The Performance Management Program for Executives is designed to encourage excellent performance by setting clear objectives and evaluating the achievement of results; recognize and reward performance; and provide a framework within which a consistent approach to performance management can be applied.
The Performance Management Program for Executives requires that all executives in the core public administration develop performance agreements with their immediate manager at the beginning of each cycle. Performance agreements describe the commitments and measures against which performance will be assessed at the end of the performance cycle. The establishment of robust and meaningful commitments and performance measures is a cornerstone of the performance management process. Commitments support both individual and corporate objectives and require ongoing demonstration of the Key Leadership Competencies.
Individual commitments are directly linked to government and departmental priorities, and are the principal results that executives are expected to achieve given the individual executive's level and scope of responsibility.
Upon recommendation from the Advisory Committee on Senior Level Retention and Compensation, a government-wide corporate commitment was introduced in July 2011. The aim of the corporate commitment is to encourage public service-wide outcomes in support of the Government's priorities.

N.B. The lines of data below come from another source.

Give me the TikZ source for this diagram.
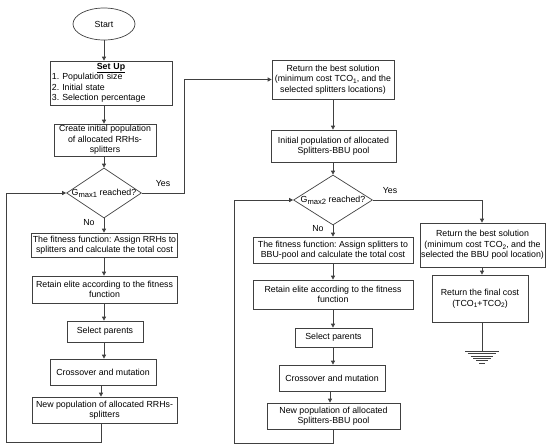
\documentclass[tikz,border=0pt]{standalone}
\usepackage{fontspec}
\setmainfont{Liberation Sans}
\usetikzlibrary{shapes.geometric,arrows.meta,calc}
\definecolor{lc}{HTML}{404040}
\frenchspacing
\newcommand\fs{\fontsize{8.8}{10.5}\selectfont}
\newcommand\sbs[1]{\raisebox{-1.8pt}{\fontsize{6.5}{7}\selectfont #1}}
\newcommand\gsb[1]{\raisebox{-2pt}{\fontsize{7.6}{8}\selectfont #1}}
\tikzset{
  box/.style={draw=lc, line width=0.7pt, rectangle, inner sep=1pt, align=center, font=\fs, text=black},
  dia/.style={draw=lc, line width=0.7pt, diamond, inner sep=0pt, font=\fs},
  arr/.style={draw=lc, line width=0.7pt, -{Triangle[length=4pt,width=4pt]}},
  ln/.style={draw=lc, line width=0.7pt},
  lbl/.style={font=\fs, inner sep=0pt},
}
\begin{document}
\begin{tikzpicture}[x=1pt,y=-1pt]
\useasboundingbox (0,0) rectangle (550,445);
% left column
\node[draw=lc, line width=0.7pt, ellipse, minimum width=62pt, minimum height=32pt, inner sep=0pt, font=\fs] (start) at (104,24) {Start};
\node[box, text width=118pt, align=left, inner sep=2pt, minimum height=44pt] (setup) at (111,83)
  {\makebox[\linewidth]{\underline{\textbf{Set Up}}}\\1. Population size\\2. Initial state\\3. Selection percentage};
\node[box, minimum width=102pt, minimum height=32pt] (create) at (105,140) {Create initial population\\of allocated RRHs-\\splitters};
\node[dia, minimum width=75pt, minimum height=50pt] (d1) at (104,193) {\makebox[0pt]{G\gsb{max1} reached?}};
\node[box, minimum width=145pt, minimum height=24pt] (fit1) at (104.5,245) {The fitness function: Assign RRHs to\\splitters and calculate the total cost};
\node[box, minimum width=145pt, minimum height=27pt] (ret1) at (104.5,289.5) {Retain elite according to the fitness\\function};
\node[box, minimum width=76pt, minimum height=21pt] (sel1) at (105,331.5) {Select parents};
\node[box, minimum width=106pt, minimum height=26pt] (cross1) at (103,372) {Crossover and mutation};
\node[box, minimum width=145pt, minimum height=26pt] (new1) at (104.5,410) {New population of allocated RRHs-\\splitters};
% right column
\node[box, minimum width=122pt, minimum height=39pt] (best1) at (333,79.5) {Return the best solution\\(minimum cost TCO\sbs{1}, and the\\selected splitters locations)};
\node[box, minimum width=125pt, minimum height=32pt] (init2) at (333.5,146) {Initial population of allocated\\Splitters-BBU pool};
\node[dia, minimum width=79pt, minimum height=50pt] (d2) at (333,200) {\makebox[0pt]{G\gsb{max2} reached?}};
\node[box, minimum width=160pt, minimum height=26pt] (fit2) at (333,250) {The fitness function: Assign splitters to\\BBU-pool and calculate the total cost};
\node[box, minimum width=160pt, minimum height=29pt] (ret2) at (333,294.5) {Retain elite according to the fitness\\function};
\node[box, minimum width=77pt, minimum height=19pt] (sel2) at (333.5,337.5) {Select parents};
\node[box, minimum width=106pt, minimum height=26pt] (cross2) at (332,378) {Crossover and mutation};
\node[box, minimum width=133pt, minimum height=26pt] (new2) at (333.5,416) {New population of allocated\\Splitters-BBU pool};
\node[box, minimum width=125pt, minimum height=44pt] (best2) at (482.5,245) {Return the best solution\\(minimum cost TCO\sbs{2}, and the\\selected the BBU pool location)};
\node[box, minimum width=96pt, minimum height=47pt] (final) at (480,298.5) {Return the final cost\\(TCO\sbs{1}+TCO\sbs{2})};
% labels
\node[lbl] (yes1) at (163,184) {Yes};
\node[lbl] (no1) at (89,223) {No};
\node[lbl] (yes2) at (390,191) {Yes};
\node[lbl] (no2) at (318,229) {No};
% coordinates
\coordinate (gnd) at (482,351);
\coordinate (l1a) at (6,442);
\coordinate (l2a) at (234,443);
\coordinate (c1) at (104,0);
\coordinate (c2) at (101,0);
\coordinate (c3) at (184,0);
\coordinate (c4) at (330,0);
% left connectors
\draw[arr] (start.south -| c1) -- (c1 |- setup.north);
\draw[arr] (setup.south -| c1) -- (c1 |- create.north);
\draw[arr] (create.south -| d1.north) -- (d1.north);
\draw[arr] (d1.south) -- (d1.south |- fit1.north);
\draw[arr] (fit1.south -| d1.south) -- (d1.south |- ret1.north);
\draw[arr] (ret1.south -| d1.south) -- (d1.south |- sel1.north);
\draw[arr] (sel1.south -| d1.south) -- (d1.south |- cross1.north);
\draw[arr] (cross1.south -| c2) -- (c2 |- new1.north);
\draw[arr] (new1.south -| c2) -- (c2 |- l1a) -- (l1a) -- (l1a |- d1.west) -- (d1.west);
\draw[arr] (d1.east) -- (c3 |- d1.east) -- (c3 |- best1.west) -- (best1.west);
% right connectors
\draw[arr] (best1.south -| d2.north) -- (d2.north |- init2.north);
\draw[arr] (init2.south -| d2.north) -- (d2.north);
\draw[arr] (d2.south) -- (d2.south |- fit2.north);
\draw[arr] (fit2.south -| d2.south) -- (d2.south |- ret2.north);
\draw[arr] (ret2.south -| d2.south) -- (d2.south |- sel2.north);
\draw[arr] (sel2.south -| d2.south) -- (d2.south |- cross2.north);
\draw[arr] (cross2.south -| c4) -- (c4 |- new2.north);
\draw[arr] (new2.south -| d2.south) -- (d2.south |- l2a) -- (l2a) -- (l2a |- d2.west) -- (d2.west);
\draw[arr] (d2.east) -- (gnd |- d2.east) -- (gnd |- best2.north);
\draw[arr] (best2.south -| gnd) -- (gnd |- final.north);
\draw[ln] (final.south -| gnd) -- (gnd);
% ground symbol
\foreach \i/\w in {0/17,1/14.2,2/11.4,3/8.6,4/5.8,5/3} {
  \draw[ln, line width=0.6pt] ($(gnd)+(-\w,2.4*\i)$) -- ($(gnd)+(\w,2.4*\i)$);
}
\end{tikzpicture}
\end{document}
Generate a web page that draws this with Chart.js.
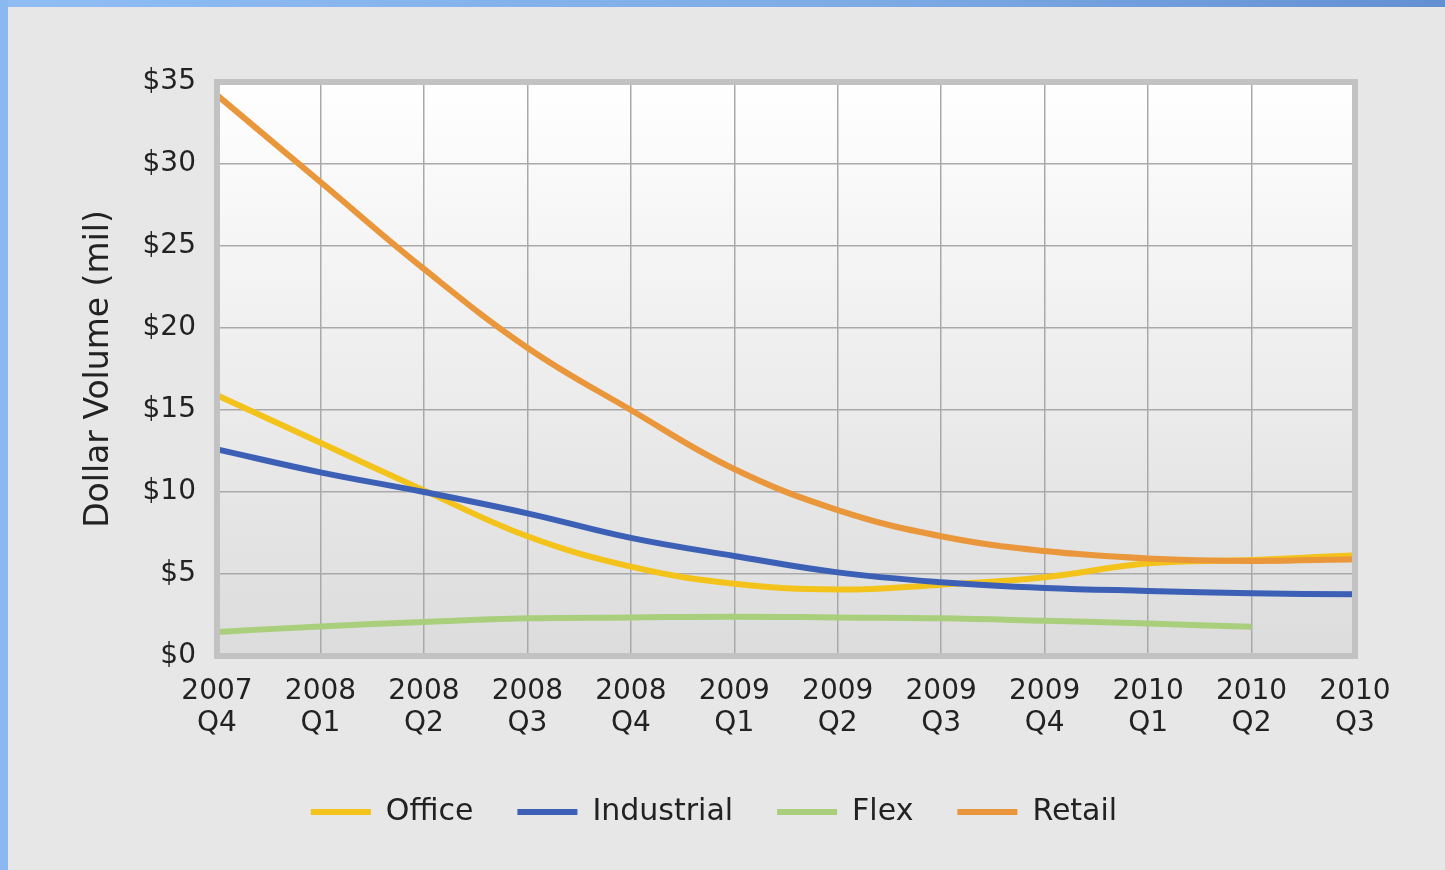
<!DOCTYPE html>
<html>
<head>
<meta charset="utf-8">
<title>Dollar Volume by Property Type</title>
<script src="https://cdn.jsdelivr.net/npm/chart.js@4.4.1/dist/chart.umd.min.js"></script>
<style>
  html, body { margin: 0; padding: 0; background: #e7e7e7; }
  #wrap { position: relative; width: 1445px; height: 870px; background: #e7e7e7; overflow: hidden; }
  #volumeChart { position: absolute; left: 0; top: 0; }
  .edge-top { position: absolute; left: 0; top: 0; width: 1445px; height: 7px;
    background: linear-gradient(to right, #8fbdf4, #7eaae6 60%, #6490d2); }
  .edge-left { position: absolute; left: 0; top: 0; width: 8px; height: 870px; background: #8bb8f0; }
</style>
</head>
<body>
<div id="wrap">
  <canvas id="volumeChart" width="1445" height="870"></canvas>
  <div class="edge-top"></div>
  <div class="edge-left"></div>
</div>
<script>
// quarters on the x axis, two lines each
const quarters = [
  ["2007", "Q4"], ["2008", "Q1"], ["2008", "Q2"], ["2008", "Q3"],
  ["2008", "Q4"], ["2009", "Q1"], ["2009", "Q2"], ["2009", "Q3"],
  ["2009", "Q4"], ["2010", "Q1"], ["2010", "Q2"], ["2010", "Q3"]
];

// dollar volume, millions
const office     = [15.9, 13.0, 10.1, 7.3, 5.45, 4.4, 4.05, 4.35, 4.8, 5.65, 5.85, 6.15];
const industrial = [12.6, 11.2, 10.0, 8.7, 7.2, 6.1, 5.1, 4.5, 4.15, 3.97, 3.82, 3.76];
const flex       = [1.47, 1.8, 2.08, 2.3, 2.35, 2.4, 2.35, 2.3, 2.15, 1.98, 1.78, null];
const retail     = [34.2, 28.9, 23.6, 18.8, 15.0, 11.4, 8.9, 7.3, 6.4, 5.95, 5.8, 5.9];

const yMin = 0;
const yMax = 35;
const yStep = 5;

const FONT = "'DejaVu Sans', Verdana, sans-serif";

// gradient plot background + thick grey frame
const plotFrame = {
  id: "plotFrame",
  beforeDraw(chart) {
    const { ctx, chartArea: a } = chart;
    const g = ctx.createLinearGradient(0, a.top, 0, a.bottom);
    g.addColorStop(0, "#ffffff");
    g.addColorStop(1, "#dcdcdc");
    ctx.save();
    ctx.fillStyle = g;
    ctx.fillRect(a.left, a.top, a.right - a.left, a.bottom - a.top);
    ctx.restore();
  },
  afterDatasetsDraw(chart) {
    const { ctx, chartArea: a } = chart;
    ctx.save();
    ctx.strokeStyle = "#c2c2c2";
    ctx.lineWidth = 6;
    ctx.strokeRect(a.left, a.top, a.right - a.left, a.bottom - a.top);
    ctx.restore();
  }
};

function series(label, data, color, order) {
  return {
    label: label,
    data: data,
    borderColor: color,
    backgroundColor: color,
    borderWidth: 6,
    pointRadius: 0,
    tension: 0.4,
    fill: false,
    order: order
  };
}

const ctx = document.getElementById("volumeChart").getContext("2d");

new Chart(ctx, {
  type: "line",
  data: {
    labels: quarters,
    datasets: [
      series("Office", office, "#f3c31c", 2),
      series("Industrial", industrial, "#3c60b6", 1),
      series("Flex", flex, "#a9cf7c", 3),
      series("Retail", retail, "#e9973a", 0)
    ]
  },
  options: {
    responsive: false,
    animation: false,
    layout: { padding: { left: 73, right: 90, top: 82, bottom: 33 } },
    plugins: {
      tooltip: { enabled: false },
      legend: {
        position: "bottom",
        labels: {
          usePointStyle: true,
          pointStyle: "line",
          pointStyleWidth: 60,
          padding: 44,
          color: "#222",
          font: { family: FONT, size: 30 },
          sort: (a, b) => a.datasetIndex - b.datasetIndex
        }
      }
    },
    scales: {
      x: {
        grid: { color: "#a9a9a9", lineWidth: 1.5, drawTicks: false },
        border: { display: false },
        ticks: {
          color: "#222",
          font: { family: FONT, size: 28, lineHeight: 1.17 },
          padding: 19,
          autoSkip: false,
          maxRotation: 0
        },
        afterFit(scale) {
          scale.height = 97;
          scale.paddingLeft = 0;
          scale.paddingRight = 0;
        }
      },
      y: {
        min: yMin,
        max: yMax,
        grid: { color: "#a9a9a9", lineWidth: 1.5, drawTicks: false },
        border: { display: false },
        ticks: {
          stepSize: yStep,
          color: "#222",
          font: { family: FONT, size: 28 },
          padding: 21,
          callback: v => "$" + v
        },
        title: {
          display: true,
          text: "Dollar Volume (mil)",
          color: "#222",
          font: { family: FONT, size: 33 },
          padding: { top: 7, bottom: 0 }
        },
        afterFit(scale) {
          scale.width = 144;
          scale.paddingTop = 0;
          scale.paddingBottom = 0;
        }
      }
    }
  },
  plugins: [plotFrame]
});
</script>
</body>
</html>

The 2013-2014 corporate commitment that must be included in all executives' performance agreements reads as follows:
To renew and transform business processes through the effective implementation of cost-reduction and efficiency-improvement initiatives as identified in the Deficit Reduction Action Plan ( DRAP ) and other government-wide or departmental initiatives, in keeping with the Government's commitment to return to balanced budgets in 2015.
This commitment is designed to foster continued focus on cost containment, and to reflect the role of senior public servants in promoting a workplace committed to stewardship, managing excellence and improving productivity in the service of Canadians. Having employees work towards achieving a corporate (enterprise-wide) goal is a best practice in the private sector.
Executive performance is assessed using a five-point rating scale that clearly measures the extent to which commitments have been met ranging from unsatisfactory to exceptional.
At the end of the performance management cycle, executives and their managers engage in a performance feedback discussion about the executive's achievement of individual commitments and contribution towards the corporate commitment, as well as how the executive achieved these results (i.e. demonstration of the Key Leadership Competencies). The manager then proposes two performance ratings for consideration by the Departmental Review Committee and ultimately the deputy head, as follows:
The deputy head, supported by a departmental review committee, finalizes and communicates performance ratings to executives.
In recognition of the specific nature and scope of their work, executives are compensated differently than other employees in the core public administration. Executive pay in the core public administration is divided into two components: a base salary and performance pay.
Performance pay is a best practice in the private sector, and is used as a mechanism to motivate employees. For executives in the core public administration, performance pay can include both “at-risk” pay and a bonus.
“At-risk” pay is calculated as a portion of base pay that must be re-earned each year based on the level of achievement against corporate and individual commitments, as well as on the demonstration of the Key Leadership Competencies. Since 2011-2012, at-risk pay has been divided into two components:
Thirty-three percent of at-risk pay is linked to achievement against the corporate commitment and 67 percent of at-risk pay is linked to achievement against individual commitments.
In addition to “at-risk” pay, executives who have achieved truly exceptional results against their individual commitments may receive a bonus.
Executive remuneration includes:
*These amounts become part of base pay for future year calculations of pay.
**These amounts do not become part of base pay for future year calculations of pay.
Executives at the EX-01 to EX-05 levels and employees occupying a position in the EX Group for at least three months during the fiscal year are eligible for performance pay.
Yes. Executives do not receive performance pay when their performance does not meet expectations or when their performance cannot be assessed due to insufficient opportunity to demonstrate progress against commitments.
Performance pay is calculated as a portion of base pay, and cannot exceed the limits established by Treasury Board Secretariat.
Executives at the EX-01 to EX-03 levels are eligible to receive up to 12 percent of their base pay as at-risk pay and up to 3 percent as bonus. In recognition of their unique role and responsibilities, executives at the EX-04 and EX-05 levels are eligible to receive up to 20 percent of their base pay as at-risk pay and up to 6 percent as bonus.
Performance pay spending limits are established by the Treasury Board Secretariat and may not be exceeded. Departmental spending limits are calculated as a percentage of the executive payroll on March 31 each year. Spending limits provide flexibility to deputy heads to reward good performance, while controlling the amount spent on performance pay.
The performance management program cycle is aligned with fiscal years and ends on March 31. Performance pay is typically provided before the fall of each fiscal year. The annual results for the Performance management program for Executives are posted on the Treasury Board Secretariat website each year.
Treasury Board Secretariat reports performance pay data annually for executives in the core public administration. The “core public administration” consists of almost 80 departments and agencies for which the Treasury Board is the employer.
Performance pay for other non-represented or excluded senior personnel is managed by departments themselves and is not subject to reporting by the Treasury Board Secretariat.
Public service organizations that are outside of the core public administration (such as the Canada Revenue Agency, Canadian Food Inspection Agency and Crown corporations) are responsible for their own compensation policies.